What is being asked: Return each line of the listing that contains the string "this".

>> Start

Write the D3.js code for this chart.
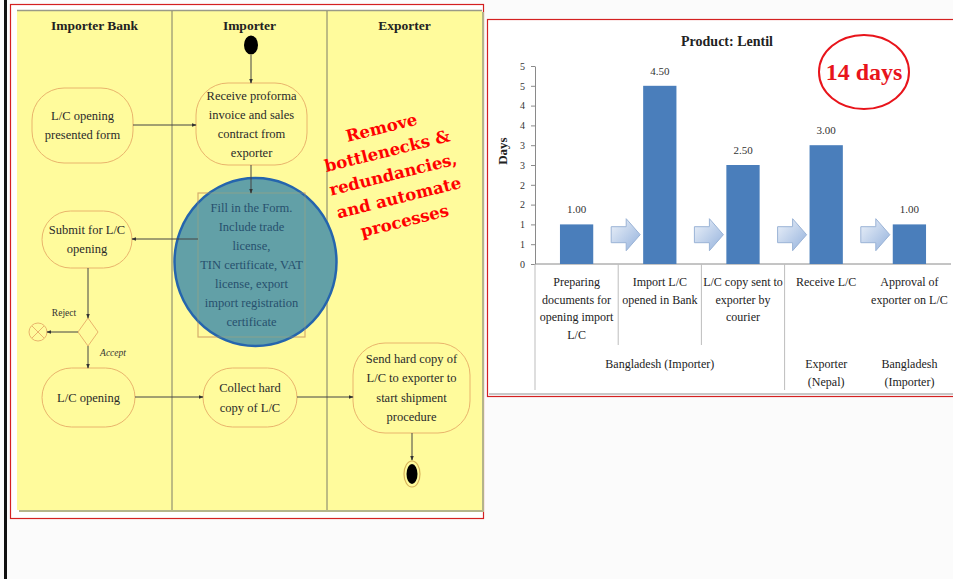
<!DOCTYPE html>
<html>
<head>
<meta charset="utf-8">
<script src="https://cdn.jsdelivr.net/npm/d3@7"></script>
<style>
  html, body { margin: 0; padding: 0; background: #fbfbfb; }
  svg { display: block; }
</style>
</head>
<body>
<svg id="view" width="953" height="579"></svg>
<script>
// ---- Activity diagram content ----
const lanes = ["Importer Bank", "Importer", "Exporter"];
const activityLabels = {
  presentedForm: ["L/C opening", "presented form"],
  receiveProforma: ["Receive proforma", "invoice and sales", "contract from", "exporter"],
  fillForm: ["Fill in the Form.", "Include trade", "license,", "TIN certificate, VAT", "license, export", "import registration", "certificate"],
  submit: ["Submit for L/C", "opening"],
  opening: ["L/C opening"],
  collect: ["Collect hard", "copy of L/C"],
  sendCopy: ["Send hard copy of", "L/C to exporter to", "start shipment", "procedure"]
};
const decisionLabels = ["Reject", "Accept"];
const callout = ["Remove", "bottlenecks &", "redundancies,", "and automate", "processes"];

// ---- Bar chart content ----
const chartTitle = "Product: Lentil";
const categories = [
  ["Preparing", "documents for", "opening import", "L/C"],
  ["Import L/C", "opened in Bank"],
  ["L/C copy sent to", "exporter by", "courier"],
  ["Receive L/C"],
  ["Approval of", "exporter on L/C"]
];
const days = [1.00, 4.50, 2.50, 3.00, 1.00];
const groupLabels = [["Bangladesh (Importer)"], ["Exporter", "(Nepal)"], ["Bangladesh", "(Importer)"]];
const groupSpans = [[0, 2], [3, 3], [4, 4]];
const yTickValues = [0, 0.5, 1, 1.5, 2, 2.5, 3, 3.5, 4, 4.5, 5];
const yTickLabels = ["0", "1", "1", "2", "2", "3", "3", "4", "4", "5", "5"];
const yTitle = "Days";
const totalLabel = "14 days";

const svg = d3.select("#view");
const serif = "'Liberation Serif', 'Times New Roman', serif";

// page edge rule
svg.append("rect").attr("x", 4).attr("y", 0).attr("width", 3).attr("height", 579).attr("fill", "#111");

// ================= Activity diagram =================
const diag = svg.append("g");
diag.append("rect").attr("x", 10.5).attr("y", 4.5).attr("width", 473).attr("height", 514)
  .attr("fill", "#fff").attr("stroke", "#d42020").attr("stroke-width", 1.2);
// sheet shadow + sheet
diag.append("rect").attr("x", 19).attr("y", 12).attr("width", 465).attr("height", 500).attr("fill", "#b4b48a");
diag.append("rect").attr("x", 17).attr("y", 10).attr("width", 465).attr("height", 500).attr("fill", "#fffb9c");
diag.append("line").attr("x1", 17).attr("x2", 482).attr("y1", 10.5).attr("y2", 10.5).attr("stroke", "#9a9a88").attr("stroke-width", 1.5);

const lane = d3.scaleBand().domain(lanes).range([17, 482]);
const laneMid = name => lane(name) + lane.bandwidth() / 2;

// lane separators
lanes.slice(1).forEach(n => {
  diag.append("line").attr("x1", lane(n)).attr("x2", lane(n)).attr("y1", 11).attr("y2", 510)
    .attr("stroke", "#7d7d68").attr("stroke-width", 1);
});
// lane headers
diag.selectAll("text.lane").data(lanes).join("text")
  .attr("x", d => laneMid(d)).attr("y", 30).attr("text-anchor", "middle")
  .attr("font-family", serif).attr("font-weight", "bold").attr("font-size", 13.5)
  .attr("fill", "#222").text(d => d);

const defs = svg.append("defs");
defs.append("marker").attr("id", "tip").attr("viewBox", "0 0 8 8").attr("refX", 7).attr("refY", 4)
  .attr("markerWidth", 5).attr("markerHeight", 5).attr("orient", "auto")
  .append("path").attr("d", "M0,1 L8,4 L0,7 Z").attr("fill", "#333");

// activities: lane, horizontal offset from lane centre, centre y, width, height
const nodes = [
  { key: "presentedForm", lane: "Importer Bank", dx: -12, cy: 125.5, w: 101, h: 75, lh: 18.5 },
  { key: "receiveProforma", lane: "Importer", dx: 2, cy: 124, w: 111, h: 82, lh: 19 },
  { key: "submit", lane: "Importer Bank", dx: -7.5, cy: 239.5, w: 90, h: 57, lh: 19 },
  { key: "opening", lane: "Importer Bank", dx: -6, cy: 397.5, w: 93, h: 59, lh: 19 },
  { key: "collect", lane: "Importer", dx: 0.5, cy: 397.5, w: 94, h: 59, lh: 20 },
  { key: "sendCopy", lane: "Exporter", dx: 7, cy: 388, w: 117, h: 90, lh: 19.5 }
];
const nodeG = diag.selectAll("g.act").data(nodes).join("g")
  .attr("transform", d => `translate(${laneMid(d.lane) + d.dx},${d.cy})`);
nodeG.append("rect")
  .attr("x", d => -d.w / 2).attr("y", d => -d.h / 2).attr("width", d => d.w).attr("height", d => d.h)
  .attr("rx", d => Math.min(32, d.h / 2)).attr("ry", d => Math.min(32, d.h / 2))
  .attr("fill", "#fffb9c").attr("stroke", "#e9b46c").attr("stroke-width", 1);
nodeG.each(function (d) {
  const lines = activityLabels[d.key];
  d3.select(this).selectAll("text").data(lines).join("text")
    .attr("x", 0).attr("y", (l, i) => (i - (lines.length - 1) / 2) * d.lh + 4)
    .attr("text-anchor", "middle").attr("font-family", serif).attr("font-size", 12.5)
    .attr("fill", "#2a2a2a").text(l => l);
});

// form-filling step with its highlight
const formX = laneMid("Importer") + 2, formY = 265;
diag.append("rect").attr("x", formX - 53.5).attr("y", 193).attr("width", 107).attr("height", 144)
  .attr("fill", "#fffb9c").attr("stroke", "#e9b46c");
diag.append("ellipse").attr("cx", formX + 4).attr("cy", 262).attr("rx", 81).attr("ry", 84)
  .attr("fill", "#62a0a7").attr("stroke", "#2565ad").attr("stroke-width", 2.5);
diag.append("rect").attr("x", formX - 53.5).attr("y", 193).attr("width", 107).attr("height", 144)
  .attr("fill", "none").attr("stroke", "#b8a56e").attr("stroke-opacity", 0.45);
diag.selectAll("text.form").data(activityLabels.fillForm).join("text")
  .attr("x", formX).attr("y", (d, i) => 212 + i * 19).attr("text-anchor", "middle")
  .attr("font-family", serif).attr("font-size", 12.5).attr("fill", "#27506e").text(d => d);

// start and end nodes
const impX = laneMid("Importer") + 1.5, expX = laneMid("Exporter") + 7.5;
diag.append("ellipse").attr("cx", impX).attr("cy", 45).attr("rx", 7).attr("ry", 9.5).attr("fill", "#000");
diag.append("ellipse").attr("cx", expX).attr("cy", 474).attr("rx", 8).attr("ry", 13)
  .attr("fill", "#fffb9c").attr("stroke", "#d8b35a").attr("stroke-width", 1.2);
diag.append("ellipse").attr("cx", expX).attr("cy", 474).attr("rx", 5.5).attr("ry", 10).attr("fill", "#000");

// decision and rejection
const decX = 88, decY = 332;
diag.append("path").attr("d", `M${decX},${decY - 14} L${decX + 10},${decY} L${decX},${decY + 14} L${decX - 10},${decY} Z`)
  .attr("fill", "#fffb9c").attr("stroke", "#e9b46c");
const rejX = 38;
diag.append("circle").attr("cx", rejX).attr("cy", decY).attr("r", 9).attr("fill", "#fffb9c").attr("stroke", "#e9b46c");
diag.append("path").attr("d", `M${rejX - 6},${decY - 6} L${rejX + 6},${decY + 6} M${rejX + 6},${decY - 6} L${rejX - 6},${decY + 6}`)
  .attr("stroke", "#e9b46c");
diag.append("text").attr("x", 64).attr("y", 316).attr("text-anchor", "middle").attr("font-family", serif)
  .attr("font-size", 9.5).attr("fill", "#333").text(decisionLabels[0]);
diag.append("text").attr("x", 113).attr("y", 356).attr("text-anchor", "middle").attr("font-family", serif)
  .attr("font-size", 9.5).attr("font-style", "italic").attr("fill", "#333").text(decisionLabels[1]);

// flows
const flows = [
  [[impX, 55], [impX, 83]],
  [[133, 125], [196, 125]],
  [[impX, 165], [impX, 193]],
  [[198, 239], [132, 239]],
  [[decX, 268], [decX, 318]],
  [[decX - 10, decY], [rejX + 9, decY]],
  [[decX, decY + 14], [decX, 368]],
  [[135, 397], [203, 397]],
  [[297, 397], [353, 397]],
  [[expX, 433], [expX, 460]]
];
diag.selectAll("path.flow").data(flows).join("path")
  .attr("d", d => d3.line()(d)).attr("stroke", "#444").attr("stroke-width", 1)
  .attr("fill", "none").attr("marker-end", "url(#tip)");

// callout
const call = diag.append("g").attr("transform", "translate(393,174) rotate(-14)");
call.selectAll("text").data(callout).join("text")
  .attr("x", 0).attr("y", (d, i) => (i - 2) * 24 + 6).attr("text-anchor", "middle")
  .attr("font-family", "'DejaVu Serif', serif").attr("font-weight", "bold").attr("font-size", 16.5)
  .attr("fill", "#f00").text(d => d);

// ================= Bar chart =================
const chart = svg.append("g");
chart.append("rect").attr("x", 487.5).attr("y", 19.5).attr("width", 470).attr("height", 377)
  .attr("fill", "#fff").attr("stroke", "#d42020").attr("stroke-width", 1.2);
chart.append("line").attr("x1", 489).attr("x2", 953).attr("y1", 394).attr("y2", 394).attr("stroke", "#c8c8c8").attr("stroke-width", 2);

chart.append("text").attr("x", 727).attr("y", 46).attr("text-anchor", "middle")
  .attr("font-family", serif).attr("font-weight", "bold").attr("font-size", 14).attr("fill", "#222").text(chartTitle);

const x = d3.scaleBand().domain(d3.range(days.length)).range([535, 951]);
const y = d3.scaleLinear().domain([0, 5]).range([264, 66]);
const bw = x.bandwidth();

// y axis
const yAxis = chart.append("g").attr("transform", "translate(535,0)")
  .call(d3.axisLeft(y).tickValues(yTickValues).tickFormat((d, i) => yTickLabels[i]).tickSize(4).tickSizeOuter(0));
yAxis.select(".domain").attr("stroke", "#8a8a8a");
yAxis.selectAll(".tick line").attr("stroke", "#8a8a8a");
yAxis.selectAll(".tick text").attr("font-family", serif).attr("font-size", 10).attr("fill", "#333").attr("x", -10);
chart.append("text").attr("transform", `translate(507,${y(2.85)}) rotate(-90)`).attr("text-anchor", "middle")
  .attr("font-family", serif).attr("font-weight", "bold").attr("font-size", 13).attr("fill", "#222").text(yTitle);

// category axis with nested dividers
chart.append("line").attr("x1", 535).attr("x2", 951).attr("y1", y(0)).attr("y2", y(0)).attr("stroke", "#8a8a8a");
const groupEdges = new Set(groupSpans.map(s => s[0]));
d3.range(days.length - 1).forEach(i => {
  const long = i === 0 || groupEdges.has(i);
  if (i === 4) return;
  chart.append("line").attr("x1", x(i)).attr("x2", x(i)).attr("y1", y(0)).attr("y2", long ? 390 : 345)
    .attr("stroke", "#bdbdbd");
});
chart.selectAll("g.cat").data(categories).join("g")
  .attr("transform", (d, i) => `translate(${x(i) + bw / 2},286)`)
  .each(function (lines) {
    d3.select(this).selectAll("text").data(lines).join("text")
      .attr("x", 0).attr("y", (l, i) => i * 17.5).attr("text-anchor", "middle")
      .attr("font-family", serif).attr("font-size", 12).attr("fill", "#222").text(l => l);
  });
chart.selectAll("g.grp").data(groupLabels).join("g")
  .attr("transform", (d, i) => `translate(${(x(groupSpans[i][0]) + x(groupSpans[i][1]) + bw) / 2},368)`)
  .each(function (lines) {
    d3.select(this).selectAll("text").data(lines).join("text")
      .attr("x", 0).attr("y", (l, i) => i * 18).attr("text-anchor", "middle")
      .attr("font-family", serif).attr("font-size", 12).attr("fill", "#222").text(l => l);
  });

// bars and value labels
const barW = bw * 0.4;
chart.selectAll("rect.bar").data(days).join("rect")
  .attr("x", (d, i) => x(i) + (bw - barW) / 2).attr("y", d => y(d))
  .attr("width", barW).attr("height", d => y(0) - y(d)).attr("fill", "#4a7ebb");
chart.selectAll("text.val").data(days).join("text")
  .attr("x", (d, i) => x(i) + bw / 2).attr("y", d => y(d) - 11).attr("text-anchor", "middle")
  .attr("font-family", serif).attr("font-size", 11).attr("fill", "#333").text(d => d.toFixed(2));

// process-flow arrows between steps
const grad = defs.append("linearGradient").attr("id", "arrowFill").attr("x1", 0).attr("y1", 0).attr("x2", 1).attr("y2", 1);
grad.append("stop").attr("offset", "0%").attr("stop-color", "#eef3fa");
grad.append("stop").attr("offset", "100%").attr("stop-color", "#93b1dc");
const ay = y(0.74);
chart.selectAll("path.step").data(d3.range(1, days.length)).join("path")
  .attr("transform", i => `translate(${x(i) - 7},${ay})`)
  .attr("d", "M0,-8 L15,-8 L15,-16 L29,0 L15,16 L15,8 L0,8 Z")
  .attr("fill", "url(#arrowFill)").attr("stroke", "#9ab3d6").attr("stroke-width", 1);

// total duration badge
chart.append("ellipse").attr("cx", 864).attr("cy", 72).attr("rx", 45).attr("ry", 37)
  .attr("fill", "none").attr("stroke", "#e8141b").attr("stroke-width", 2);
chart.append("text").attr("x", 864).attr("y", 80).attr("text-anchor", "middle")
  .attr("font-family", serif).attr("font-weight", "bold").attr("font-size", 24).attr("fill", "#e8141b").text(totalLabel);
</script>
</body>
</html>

>> End

The output:
Write the D3.js code for this chart.
  d3.select(this).selectAll("text").data(lines).join("text")
    d3.select(this).selectAll("text").data(lines).join("text")
    d3.select(this).selectAll("text").data(lines).join("text")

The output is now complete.